Eu tinha de manter Dines sempre informado das andanças na F&F e passei um telex para ele no JB dizendo da escolha de capa dos Bloch. Em resposta, ele mandou um telex nestes termos: “Muggiati, comunique aos Bloch que, se eles não se mostram dispostos a levar em conta o meu tirocínio jornalístico, então estou dando uma de João Saldanha e tirando o time de campo.” E nunca mais Alberto Dines pisou nas dependências de Bloch Editores ou da família Bloch.
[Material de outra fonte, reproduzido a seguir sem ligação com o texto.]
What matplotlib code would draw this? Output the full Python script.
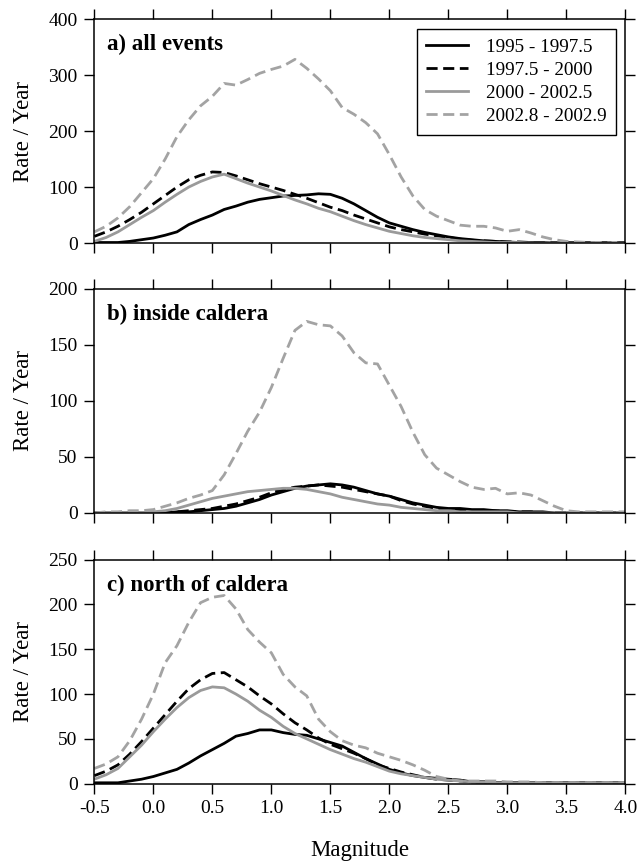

Durei menos de um ano na chefia de mais alta rotatividade da empresa. Mas foi um tempo vibrante. Ainda em 1969, fechei as capas com a morte de Carlos Marighela em São Paulo e do Gol Mil do Pelé no Maracanã. Na Copa do México, coube a F&F o malote do primeiro jogo do Brasil. Pincei daquela montanha de fotos o clique imortal do Orlando Abrunhosa, Pelé comemorando seu primeiro gol na Copa com um soco no ar, escudado por Jairzinho e Tostão, batíamos a foto de Os Três Mosqueteiros.

À medida que o Brasil ia seguindo em frente, vendemos muita revista – Manchete e F&F – encartando bandeirinhas e outros suvenires da pátria em chuteiras. Escondido do Adolpho – Hélio Bloch era meu apoio logístico na Fatos&Fotos – imprimimos cadernos inteiros de uma edição especial do tricampeonato. Depois da exuberante final Brasil 4 x 1 Itália, saí correndo de casa do Leme – atravessando multidões que comemoravam a vitória nas ruas, trombei até com o Clovis Bornay – e fui à redação do Russel para fechar as últimas páginas. Fatos&Fotos foi a primeira revista comemorativa do Tri, nas bancas de manhã cedo na terça-feira.

Isso não impediu que eu fosse detonado da chefia da revista – para imenso alívio meu – em setembro, sucedido por Raul Giudicelli, com a proposta de fazer uma revista “menos séria, mais descontraída”.
Costumo encontrar aquele jovem diagramador de nome (e temperamento) Cândido nas ruas de Botafogo. Hoje mesmo, domingo, cruzei com ele na Real Grandeza e perguntei: “E aí, Cândido, saudades da Fatos & Fotos?” E ele respondeu com firmeza: “Muitas saudades, Muggiati, muitas...”

Um comentário:

Dalce Maria disse...

Não sou naaadica Cândida, mas também mooorro de saudades da Fatos&Fotos!
Nela, meus tempos - um tanto posteriores aos descritos por você, Mugi - são inesquecíveis também. Só que, em maioria, pelas melhores razões!! Inclusive o prazer inigualável de trabalhar numa híper equipe chefiada pelo amaado Zevi Ghivelder e sub chefiada pelo amigaço do Zé (Esmeraldo). Além de Renato Sérgio como redator. Calcule o que eeeera nossa rotina... Noh... Coooooomo foi BEMMMMMM!!!!!